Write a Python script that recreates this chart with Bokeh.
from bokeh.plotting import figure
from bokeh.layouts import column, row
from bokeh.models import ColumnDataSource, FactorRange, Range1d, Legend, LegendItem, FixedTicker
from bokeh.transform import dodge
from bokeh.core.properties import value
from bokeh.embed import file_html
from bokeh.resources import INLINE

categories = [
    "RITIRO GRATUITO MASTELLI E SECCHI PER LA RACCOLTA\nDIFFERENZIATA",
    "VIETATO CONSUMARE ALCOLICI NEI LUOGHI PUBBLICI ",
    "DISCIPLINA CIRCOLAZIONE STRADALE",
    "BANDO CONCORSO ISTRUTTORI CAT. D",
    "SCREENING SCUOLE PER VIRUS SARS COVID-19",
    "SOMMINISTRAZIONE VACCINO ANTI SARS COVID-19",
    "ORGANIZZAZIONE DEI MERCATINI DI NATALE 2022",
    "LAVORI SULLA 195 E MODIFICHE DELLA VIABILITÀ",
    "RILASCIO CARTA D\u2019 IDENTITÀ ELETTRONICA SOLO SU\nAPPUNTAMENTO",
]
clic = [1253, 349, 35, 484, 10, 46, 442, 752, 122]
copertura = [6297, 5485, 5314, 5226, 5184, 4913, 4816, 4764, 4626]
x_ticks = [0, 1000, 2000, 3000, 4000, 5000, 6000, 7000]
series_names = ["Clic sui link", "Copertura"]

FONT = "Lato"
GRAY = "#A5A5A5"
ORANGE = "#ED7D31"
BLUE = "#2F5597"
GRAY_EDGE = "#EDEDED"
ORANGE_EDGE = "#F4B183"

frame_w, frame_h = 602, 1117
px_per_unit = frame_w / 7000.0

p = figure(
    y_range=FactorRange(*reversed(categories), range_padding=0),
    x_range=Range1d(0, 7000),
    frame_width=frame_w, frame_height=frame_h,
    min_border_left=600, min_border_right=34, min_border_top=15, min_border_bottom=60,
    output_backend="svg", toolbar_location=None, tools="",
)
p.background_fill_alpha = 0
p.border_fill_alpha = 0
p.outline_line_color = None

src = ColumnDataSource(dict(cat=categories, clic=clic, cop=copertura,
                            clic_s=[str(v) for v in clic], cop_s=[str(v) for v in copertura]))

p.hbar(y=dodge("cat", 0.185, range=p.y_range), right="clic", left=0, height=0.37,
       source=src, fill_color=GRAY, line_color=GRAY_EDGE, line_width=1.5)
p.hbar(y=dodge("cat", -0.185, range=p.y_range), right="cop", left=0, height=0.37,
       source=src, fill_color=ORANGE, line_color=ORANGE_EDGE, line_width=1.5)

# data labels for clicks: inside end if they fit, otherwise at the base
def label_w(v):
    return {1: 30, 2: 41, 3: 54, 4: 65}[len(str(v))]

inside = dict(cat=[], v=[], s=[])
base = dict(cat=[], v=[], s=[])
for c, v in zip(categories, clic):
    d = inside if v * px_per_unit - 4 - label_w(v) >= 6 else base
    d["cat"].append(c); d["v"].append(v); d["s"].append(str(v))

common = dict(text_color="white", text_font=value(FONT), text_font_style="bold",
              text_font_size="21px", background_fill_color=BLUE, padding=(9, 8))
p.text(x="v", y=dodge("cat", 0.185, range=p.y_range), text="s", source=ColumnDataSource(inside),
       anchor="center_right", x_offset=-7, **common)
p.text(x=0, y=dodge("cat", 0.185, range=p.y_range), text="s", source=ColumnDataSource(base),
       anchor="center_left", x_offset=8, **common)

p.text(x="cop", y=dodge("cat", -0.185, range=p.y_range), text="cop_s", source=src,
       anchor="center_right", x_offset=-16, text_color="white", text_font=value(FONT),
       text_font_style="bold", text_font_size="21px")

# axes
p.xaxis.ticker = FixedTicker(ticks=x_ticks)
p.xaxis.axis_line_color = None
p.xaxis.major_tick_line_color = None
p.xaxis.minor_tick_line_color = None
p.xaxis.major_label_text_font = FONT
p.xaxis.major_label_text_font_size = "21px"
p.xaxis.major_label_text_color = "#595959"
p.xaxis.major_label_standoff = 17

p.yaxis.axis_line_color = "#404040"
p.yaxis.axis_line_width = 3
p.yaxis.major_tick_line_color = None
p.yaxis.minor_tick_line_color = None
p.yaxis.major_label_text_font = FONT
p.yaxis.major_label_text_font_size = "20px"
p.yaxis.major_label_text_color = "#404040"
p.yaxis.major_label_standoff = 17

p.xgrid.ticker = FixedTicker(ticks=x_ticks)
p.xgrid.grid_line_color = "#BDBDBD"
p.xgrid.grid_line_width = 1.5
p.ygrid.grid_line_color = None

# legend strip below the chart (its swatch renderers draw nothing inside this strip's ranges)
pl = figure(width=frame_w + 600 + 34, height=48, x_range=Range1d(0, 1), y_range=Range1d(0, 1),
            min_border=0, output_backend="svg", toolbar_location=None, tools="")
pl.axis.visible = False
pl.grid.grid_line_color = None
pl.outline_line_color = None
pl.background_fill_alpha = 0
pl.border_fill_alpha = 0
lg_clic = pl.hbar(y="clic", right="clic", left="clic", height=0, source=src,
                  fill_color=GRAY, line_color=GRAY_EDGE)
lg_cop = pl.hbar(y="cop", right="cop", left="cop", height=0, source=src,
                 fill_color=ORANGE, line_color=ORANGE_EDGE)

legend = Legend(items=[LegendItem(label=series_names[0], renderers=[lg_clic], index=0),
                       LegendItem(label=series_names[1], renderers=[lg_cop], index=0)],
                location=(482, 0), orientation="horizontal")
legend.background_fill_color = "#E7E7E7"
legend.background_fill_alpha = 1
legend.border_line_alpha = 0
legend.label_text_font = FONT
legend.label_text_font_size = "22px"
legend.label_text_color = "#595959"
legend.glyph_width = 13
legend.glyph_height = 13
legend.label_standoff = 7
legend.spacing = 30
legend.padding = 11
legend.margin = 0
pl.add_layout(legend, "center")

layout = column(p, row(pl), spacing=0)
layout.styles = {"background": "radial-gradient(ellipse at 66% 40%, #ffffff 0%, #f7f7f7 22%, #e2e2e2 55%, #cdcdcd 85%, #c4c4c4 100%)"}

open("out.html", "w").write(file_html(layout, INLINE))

──────────

Exercise prompt
Output the listing above without altering a single character.

Output below
Write a Python script that recreates this chart with Bokeh.
from bokeh.plotting import figure
from bokeh.layouts import column, row
from bokeh.models import ColumnDataSource, FactorRange, Range1d, Legend, LegendItem, FixedTicker
from bokeh.transform import dodge
from bokeh.core.properties import value
from bokeh.embed import file_html
from bokeh.resources import INLINE

categories = [
    "RITIRO GRATUITO MASTELLI E SECCHI PER LA RACCOLTA\nDIFFERENZIATA",
    "VIETATO CONSUMARE ALCOLICI NEI LUOGHI PUBBLICI ",
    "DISCIPLINA CIRCOLAZIONE STRADALE",
    "BANDO CONCORSO ISTRUTTORI CAT. D",
    "SCREENING SCUOLE PER VIRUS SARS COVID-19",
    "SOMMINISTRAZIONE VACCINO ANTI SARS COVID-19",
    "ORGANIZZAZIONE DEI MERCATINI DI NATALE 2022",
    "LAVORI SULLA 195 E MODIFICHE DELLA VIABILITÀ",
    "RILASCIO CARTA D\u2019 IDENTITÀ ELETTRONICA SOLO SU\nAPPUNTAMENTO",
]
clic = [1253, 349, 35, 484, 10, 46, 442, 752, 122]
copertura = [6297, 5485, 5314, 5226, 5184, 4913, 4816, 4764, 4626]
x_ticks = [0, 1000, 2000, 3000, 4000, 5000, 6000, 7000]
series_names = ["Clic sui link", "Copertura"]

FONT = "Lato"
GRAY = "#A5A5A5"
ORANGE = "#ED7D31"
BLUE = "#2F5597"
GRAY_EDGE = "#EDEDED"
ORANGE_EDGE = "#F4B183"

frame_w, frame_h = 602, 1117
px_per_unit = frame_w / 7000.0

p = figure(
    y_range=FactorRange(*reversed(categories), range_padding=0),
    x_range=Range1d(0, 7000),
    frame_width=frame_w, frame_height=frame_h,
    min_border_left=600, min_border_right=34, min_border_top=15, min_border_bottom=60,
    output_backend="svg", toolbar_location=None, tools="",
)
p.background_fill_alpha = 0
p.border_fill_alpha = 0
p.outline_line_color = None

src = ColumnDataSource(dict(cat=categories, clic=clic, cop=copertura,
                            clic_s=[str(v) for v in clic], cop_s=[str(v) for v in copertura]))

p.hbar(y=dodge("cat", 0.185, range=p.y_range), right="clic", left=0, height=0.37,
       source=src, fill_color=GRAY, line_color=GRAY_EDGE, line_width=1.5)
p.hbar(y=dodge("cat", -0.185, range=p.y_range), right="cop", left=0, height=0.37,
       source=src, fill_color=ORANGE, line_color=ORANGE_EDGE, line_width=1.5)

# data labels for clicks: inside end if they fit, otherwise at the base
def label_w(v):
    return {1: 30, 2: 41, 3: 54, 4: 65}[len(str(v))]

inside = dict(cat=[], v=[], s=[])
base = dict(cat=[], v=[], s=[])
for c, v in zip(categories, clic):
    d = inside if v * px_per_unit - 4 - label_w(v) >= 6 else base
    d["cat"].append(c); d["v"].append(v); d["s"].append(str(v))

common = dict(text_color="white", text_font=value(FONT), text_font_style="bold",
              text_font_size="21px", background_fill_color=BLUE, padding=(9, 8))
p.text(x="v", y=dodge("cat", 0.185, range=p.y_range), text="s", source=ColumnDataSource(inside),
       anchor="center_right", x_offset=-7, **common)
p.text(x=0, y=dodge("cat", 0.185, range=p.y_range), text="s", source=ColumnDataSource(base),
       anchor="center_left", x_offset=8, **common)

p.text(x="cop", y=dodge("cat", -0.185, range=p.y_range), text="cop_s", source=src,
       anchor="center_right", x_offset=-16, text_color="white", text_font=value(FONT),
       text_font_style="bold", text_font_size="21px")

# axes
p.xaxis.ticker = FixedTicker(ticks=x_ticks)
p.xaxis.axis_line_color = None
p.xaxis.major_tick_line_color = None
p.xaxis.minor_tick_line_color = None
p.xaxis.major_label_text_font = FONT
p.xaxis.major_label_text_font_size = "21px"
p.xaxis.major_label_text_color = "#595959"
p.xaxis.major_label_standoff = 17

p.yaxis.axis_line_color = "#404040"
p.yaxis.axis_line_width = 3
p.yaxis.major_tick_line_color = None
p.yaxis.minor_tick_line_color = None
p.yaxis.major_label_text_font = FONT
p.yaxis.major_label_text_font_size = "20px"
p.yaxis.major_label_text_color = "#404040"
p.yaxis.major_label_standoff = 17

p.xgrid.ticker = FixedTicker(ticks=x_ticks)
p.xgrid.grid_line_color = "#BDBDBD"
p.xgrid.grid_line_width = 1.5
p.ygrid.grid_line_color = None

# legend strip below the chart (its swatch renderers draw nothing inside this strip's ranges)
pl = figure(width=frame_w + 600 + 34, height=48, x_range=Range1d(0, 1), y_range=Range1d(0, 1),
            min_border=0, output_backend="svg", toolbar_location=None, tools="")
pl.axis.visible = False
pl.grid.grid_line_color = None
pl.outline_line_color = None
pl.background_fill_alpha = 0
pl.border_fill_alpha = 0
lg_clic = pl.hbar(y="clic", right="clic", left="clic", height=0, source=src,
                  fill_color=GRAY, line_color=GRAY_EDGE)
lg_cop = pl.hbar(y="cop", right="cop", left="cop", height=0, source=src,
                 fill_color=ORANGE, line_color=ORANGE_EDGE)

legend = Legend(items=[LegendItem(label=series_names[0], renderers=[lg_clic], index=0),
                       LegendItem(label=series_names[1], renderers=[lg_cop], index=0)],
                location=(482, 0), orientation="horizontal")
legend.background_fill_color = "#E7E7E7"
legend.background_fill_alpha = 1
legend.border_line_alpha = 0
legend.label_text_font = FONT
legend.label_text_font_size = "22px"
legend.label_text_color = "#595959"
legend.glyph_width = 13
legend.glyph_height = 13
legend.label_standoff = 7
legend.spacing = 30
legend.padding = 11
legend.margin = 0
pl.add_layout(legend, "center")

layout = column(p, row(pl), spacing=0)
layout.styles = {"background": "radial-gradient(ellipse at 66% 40%, #ffffff 0%, #f7f7f7 22%, #e2e2e2 55%, #cdcdcd 85%, #c4c4c4 100%)"}

open("out.html", "w").write(file_html(layout, INLINE))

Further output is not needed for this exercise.